New York’s laws lag behind most other states and voter turnout has been consistently low in recent elections at the federal, state and city level. Nationally, 34 states and Washington D.C. allow some form of online voter registration. Although New Yorkers can submit registration forms online through the Department of Motor Vehicles, only those with DMV-issued identification can do so. “Many people in urban areas, which have higher concentrations of low-income communities of color, may not have drivers licenses because they rely on public transportation,” Kallos said.
Kallos’ bill requires that the New York City Campaign Finance Board, or another agency designated by the mayor, create a website and mobile application where residents can register to vote or update their registration. The agency will have to submit those registration forms to the Board of Elections within two weeks, and the portal will inform applicants when their registration will go into effect. The online form will allow applicants to either upload files with a copy of their handwritten signature, a photo for instance, or directly sign the form using a touchscreen.
“I think it’s long overdue and it’s good to see the City of New York join the 20th century,” Kallos said, hinting that the state’s voting laws require broader modernization. While online registration would make registering easier, to significantly improve turnout — millions of registered New Yorkers do not vote in local elections — many point to state-level reforms, such as early voting and same-day registration, which have stalled in Albany, curbed by the Republican-controlled state Senate.
“Anything that can be done to improve New York’s appalling voter participation rate is worth doing,” said Blair Horner, executive director of the New York Public Interest Research Group, a nonprofit that advocates for better election laws. “We live in the 21st century. We shouldn’t have VHS technology in the Netflix age and this makes perfect sense to do what can be done to make it easier for people to register to vote.”

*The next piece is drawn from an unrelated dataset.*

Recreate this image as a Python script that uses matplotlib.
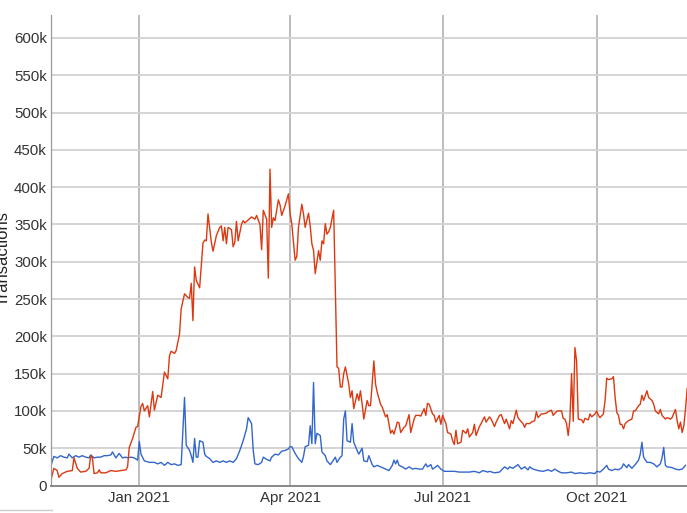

Kallos, a Democrat who represents the Upper East Side, credited Attorney General Eric Schneiderman for paving the way for online registration through an informal opinion he issued in April last year. Schneiderman, who was responding to Suffolk County officials seeking clarity on voter registration requirements, wrote that a registration form completed with an “electronically-affixed handwritten signature” would be consistent with state law.
Although the bill would take effect 18 months after it is signed into law, Kallos urged the de Blasio administration to move quickly. As a demonstration of the ease with which a portal can be created, he built his own fully-functional microsite, which he said took only a few hours. “I hope the city doesn’t wait years or months but gets it done in weeks, days or even hours,” he said, also hoping that every city agency integrates links to the portal in online forms, which isn’t mandated in the legislation.

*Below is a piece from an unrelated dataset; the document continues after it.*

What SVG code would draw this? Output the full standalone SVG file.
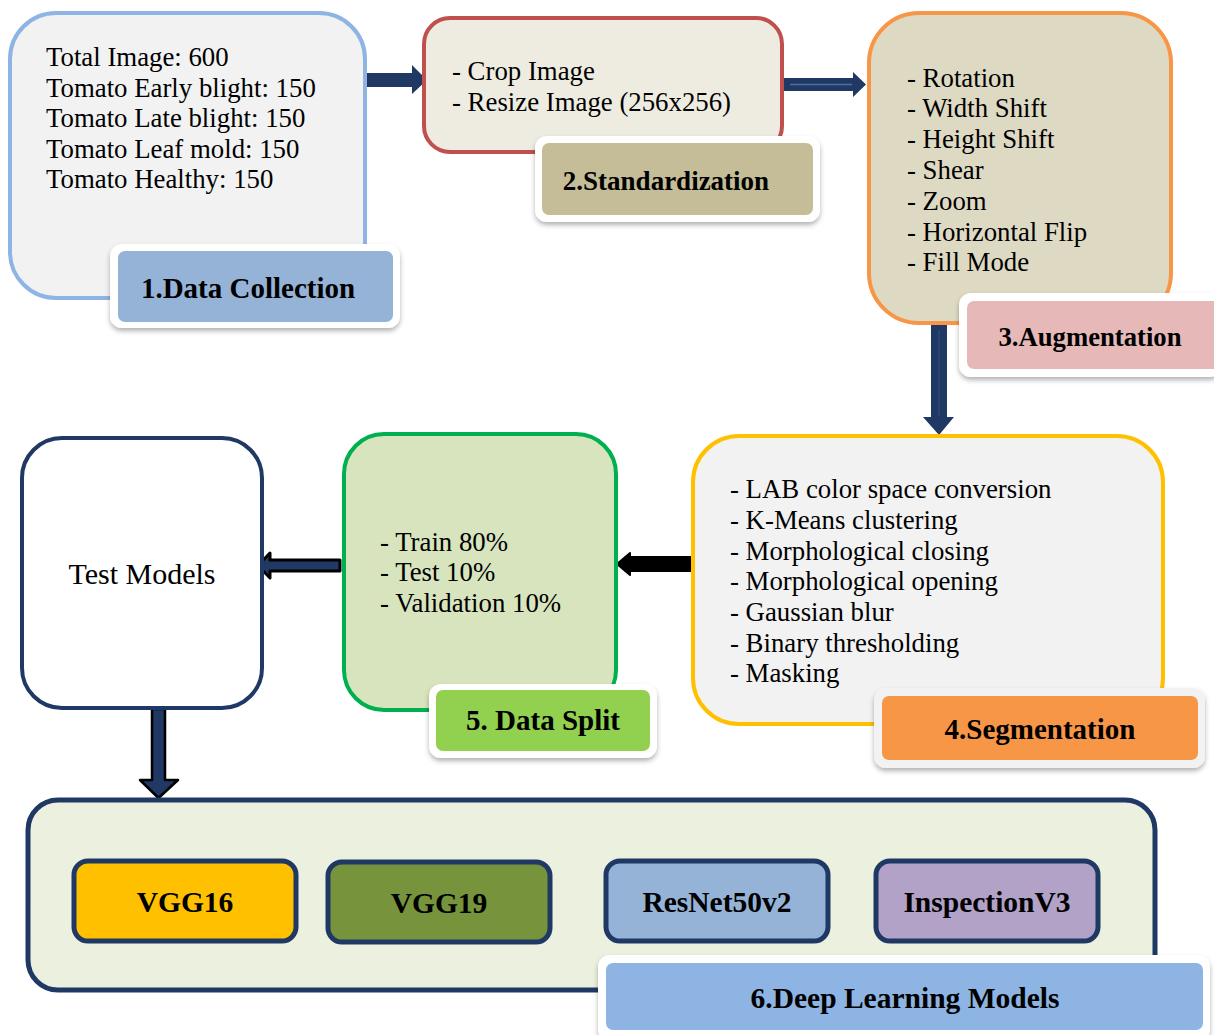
<svg xmlns="http://www.w3.org/2000/svg" width="1214" height="1035" viewBox="0 0 1214 1035">
<defs>
<filter id="sh" x="-10%" y="-20%" width="120%" height="150%">
<feDropShadow dx="0" dy="3" stdDeviation="2.5" flood-color="#000" flood-opacity="0.3"/>
</filter>
</defs>
<style>
.t{font-family:"Liberation Serif","Times New Roman",serif;font-size:26.8px;fill:#000}
.b{font-family:"Liberation Serif","Times New Roman",serif;font-size:29px;font-weight:bold;fill:#000;text-anchor:middle}
.m{font-family:"Liberation Serif","Times New Roman",serif;font-size:29.5px;font-weight:bold;fill:#000;text-anchor:middle}
.lo{fill:#fff;filter:url(#sh)}
.mb{stroke:#1F3864;stroke-width:5}
</style>
<rect width="1214" height="1035" fill="#fff"/>

<g id="connectors">
<polygon points="367,73 412,73 412,65 427,80 412,94 412,87 367,87" fill="#1F3864"/>
<polygon points="782,78 853,78 853,72 866,84.5 853,97 853,91 782,91" fill="#1F3864"/>
<line x1="790" y1="84.5" x2="852" y2="84.5" stroke="#4F6FA0" stroke-width="1.5"/>
<polygon points="931,323 947,323 947,417 954,417 939,435 923,417 931,417" fill="#1F3864"/>
<line x1="939" y1="330" x2="939" y2="416" stroke="#2E4A78" stroke-width="1.5"/>
<path d="M692,557 L630,557 L630,553 L617,564 L630,575 L630,571 L692,571 Z" fill="#000" stroke="#000" stroke-width="2" stroke-linejoin="round"/>
<path d="M340,560 L270,560 L270,553 L258,565.5 L270,578 L270,571 L340,571 Z" fill="#1F3864" stroke="#000" stroke-width="3" stroke-linejoin="round"/>
<path d="M152,709 L165,709 L165,780 L178,780 L158.5,798 L140,780 L152,780 Z" fill="#1F3864" stroke="#000" stroke-width="2.5" stroke-linejoin="round"/>
</g>

<g id="n1">
<rect x="10" y="13" width="355" height="285" rx="46" fill="#F2F2F2" stroke="#8EB4E3" stroke-width="4"/>
<text class="t" x="46" y="66">Total Image: 600</text>
<text class="t" x="46" y="97">Tomato Early blight: 150</text>
<text class="t" x="46" y="127">Tomato Late blight: 150</text>
<text class="t" x="46" y="158">Tomato Leaf mold: 150</text>
<text class="t" x="46" y="188">Tomato Healthy: 150</text>
<rect class="lo" x="110" y="244" width="290" height="84" rx="12"/>
<rect x="118" y="251" width="275" height="71" rx="7" fill="#95B3D7"/>
<text class="b" x="248" y="298">1.Data Collection</text>
</g>

<g id="n2">
<rect x="424" y="18" width="358" height="134" rx="26" fill="#EEECE1" stroke="#C0504D" stroke-width="4"/>
<text class="t" x="452" y="80">- Crop Image</text>
<text class="t" x="452" y="111">- Resize Image (256x256)</text>
<rect class="lo" x="535" y="136" width="285" height="86" rx="12"/>
<rect x="542" y="143" width="271" height="72" rx="7" fill="#C4BD97"/>
<text class="b" x="666" y="190" style="font-size:27px">2.Standardization</text>
</g>

<g id="n3">
<rect x="869" y="13" width="302" height="310" rx="50" fill="#DDD9C3" stroke="#F79646" stroke-width="4"/>
<text class="t" x="907" y="87">- Rotation</text>
<text class="t" x="907" y="117">- Width Shift</text>
<text class="t" x="907" y="148">- Height Shift</text>
<text class="t" x="907" y="179">- Shear</text>
<text class="t" x="907" y="210">- Zoom</text>
<text class="t" x="907" y="241">- Horizontal Flip</text>
<text class="t" x="907" y="271">- Fill Mode</text>
<rect class="lo" x="959" y="293" width="262" height="84" rx="12"/>
<rect x="967" y="301" width="254" height="68" rx="7" fill="#E6B9B8"/>
<text class="b" x="1090" y="346" style="font-size:26.7px">3.Augmentation</text>
</g>

<g id="n4">
<rect x="693" y="436" width="470" height="288" rx="46" fill="#F2F2F2" stroke="#FFC000" stroke-width="4"/>
<text class="t" x="730" y="498">- LAB color space conversion</text>
<text class="t" x="730" y="529">- K-Means clustering</text>
<text class="t" x="730" y="560">- Morphological closing</text>
<text class="t" x="730" y="590">- Morphological opening</text>
<text class="t" x="730" y="621">- Gaussian blur</text>
<text class="t" x="730" y="652">- Binary thresholding</text>
<text class="t" x="730" y="682">- Masking</text>
<rect class="lo" x="874" y="688" width="331" height="80" rx="12" style="fill:#F2F2F2"/>
<rect x="882" y="696" width="316" height="64" rx="7" fill="#F79646"/>
<text class="b" x="1040" y="739">4.Segmentation</text>
</g>

<g id="n5">
<rect x="344" y="434" width="272" height="276" rx="40" fill="#D7E4BD" stroke="#00B050" stroke-width="4"/>
<text class="t" x="380" y="551">- Train 80%</text>
<text class="t" x="380" y="581">- Test 10%</text>
<text class="t" x="380" y="612">- Validation 10%</text>
<rect class="lo" x="429" y="684" width="228" height="74" rx="12"/>
<rect x="436" y="690" width="214" height="61" rx="7" fill="#92D050"/>
<text class="b" x="543" y="730">5. Data Split</text>
</g>

<g id="test">
<rect x="22" y="438" width="240" height="270" rx="40" fill="#fff" stroke="#1F3864" stroke-width="4"/>
<text class="t" x="142" y="584" text-anchor="middle" style="font-size:30px">Test Models</text>
</g>

<g id="n6">
<rect x="28" y="800" width="1127" height="190" rx="30" fill="#EBF1DE" stroke="#1F3864" stroke-width="5"/>
<g id="vgg16">
<rect class="mb" x="74" y="861" width="222" height="80" rx="14" fill="#FFC000"/>
<text class="m" x="185" y="912">VGG16</text>
</g>
<g id="vgg19">
<rect class="mb" x="328" y="862" width="222" height="80" rx="14" fill="#77933C"/>
<text class="m" x="439" y="913">VGG19</text>
</g>
<g id="resnet">
<rect class="mb" x="606" y="861" width="222" height="80" rx="14" fill="#95B3D7"/>
<text class="m" x="717" y="912">ResNet50v2</text>
</g>
<g id="inception">
<rect class="mb" x="876" y="861" width="222" height="80" rx="14" fill="#B2A2C7"/>
<text class="m" x="987" y="912">InspectionV3</text>
</g>
<rect class="lo" x="598" y="955" width="612" height="86" rx="12"/>
<rect x="606" y="963" width="597" height="67" rx="7" fill="#8EB4E3"/>
<text class="m" x="905" y="1008">6.Deep Learning Models</text>
</g>
</svg>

“The Administration worked closely with the City Council in crafting this legislation,” said mayoral spokesperson Seth Stein, in an email. “We support online registration and making voting more accessible to New Yorkers. We look forward to reviewing the final legislation when it passes the Council.”
Kallos is also hoping that the city’s bill will “convince our colleagues in Albany to bring online voter registration to the state.” The New York State Legislature has been consistently averse to electoral and voting reforms. “Elected officials get elected by the voters that exist, not by the voters who might exist,” said NYPIRG’s Horner. “So there’s a natural reluctance to bring new voters into the system.”
He added, “New York needs a soup-to-nuts review of its elections process with a goal toward making it easier for people to register, making it easier for people to vote, not harder, and that’s what New York does unfortunately right now.”